President Barack Obama heads to the same room in Boston where the Massachusetts health law was signed to call for bipartisanship to help the Affordable Care Act succeed.

The Associated Press: Obama To Cite Massachusetts Health Care Law's Slow Start
President Barack Obama is citing the Massachusetts health care system’s slow start to keep expectations low for early sign-ups for his own overhaul. And he’s pointing to the bipartisan effort to get the program launched in Massachusetts to encourage his opponents to stop rooting for his law’s failure. The president planned to speak about the embattled law Wednesday from Boston's historic Faneuil Hall, where Massachusetts Republican Gov. Mitt Romney was joined by the late Democratic Sen. Ted Kennedy to sign the state's 2006 health care overhaul bill (Pickler, 10/30).

The Boston Globe: Besieged President Obama Heads To Boston
The Massachusetts law shares the mandate that most people obtain insurance; subsidies for low-income individuals and families to purchase coverage; and an online marketplace featuring plans, offered by private insurance companies, that individuals and small businesses can purchase at group rates (Rowland, 10/30).

Politico: Romneycare Returns
But for all the Boston ballyhoo, the two laws simply aren’t the same — a fact acknowledged by some in the White House — and there’s no chance that national Republicans will beat their swords into stethoscopes to help diagnose and solve problems in the implementation of Obamacare. Still, Obama’s needs greater cooperation from Republican governors and state legislatures to make the law work, and his public appeal for bipartisanship could stoke constituents to pressure elected Republicans to get on board (Cheney and Allen, 10/30).

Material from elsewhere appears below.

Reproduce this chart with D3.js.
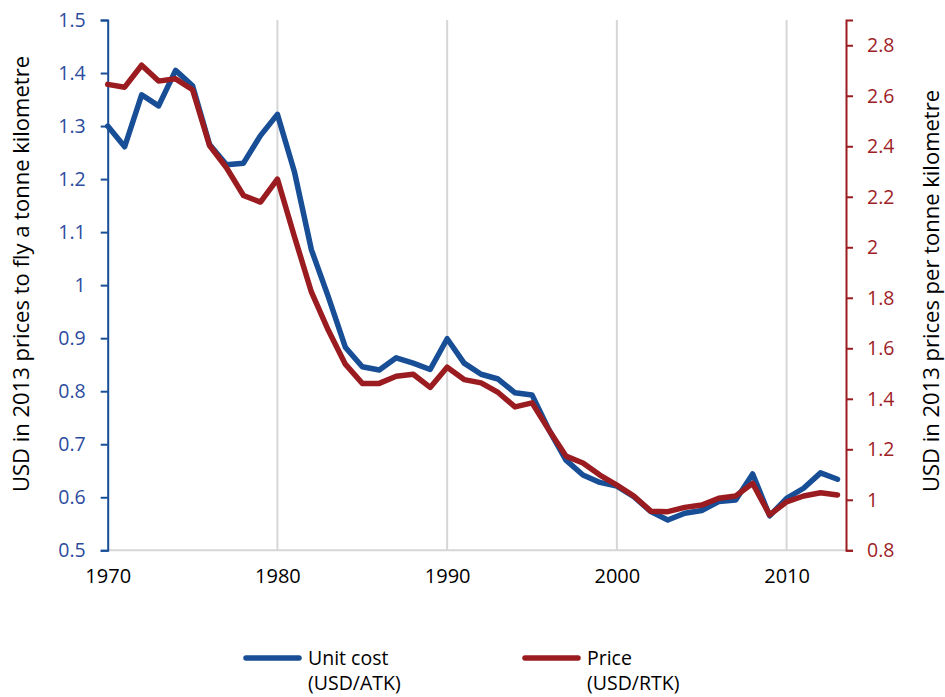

The New York Times: In Boston, Obama Will Point To A Health Law’s Success
“The bottom line is it ramped up to success,” Jonathan Gruber, a professor at the Massachusetts Institute of Technology, said of the state program. Mr. Gruber, who advised both Mr. Romney, the Massachusetts governor at the time, and Mr. Obama on the health care laws, spoke to reporters on Tuesday evening during a White House conference call. “We’ve covered two-thirds of our uninsured citizens. We’ve lowered premiums in the individual market. And we have a widely popular law, with about two-thirds public support for our law,” (Shear, 10/30).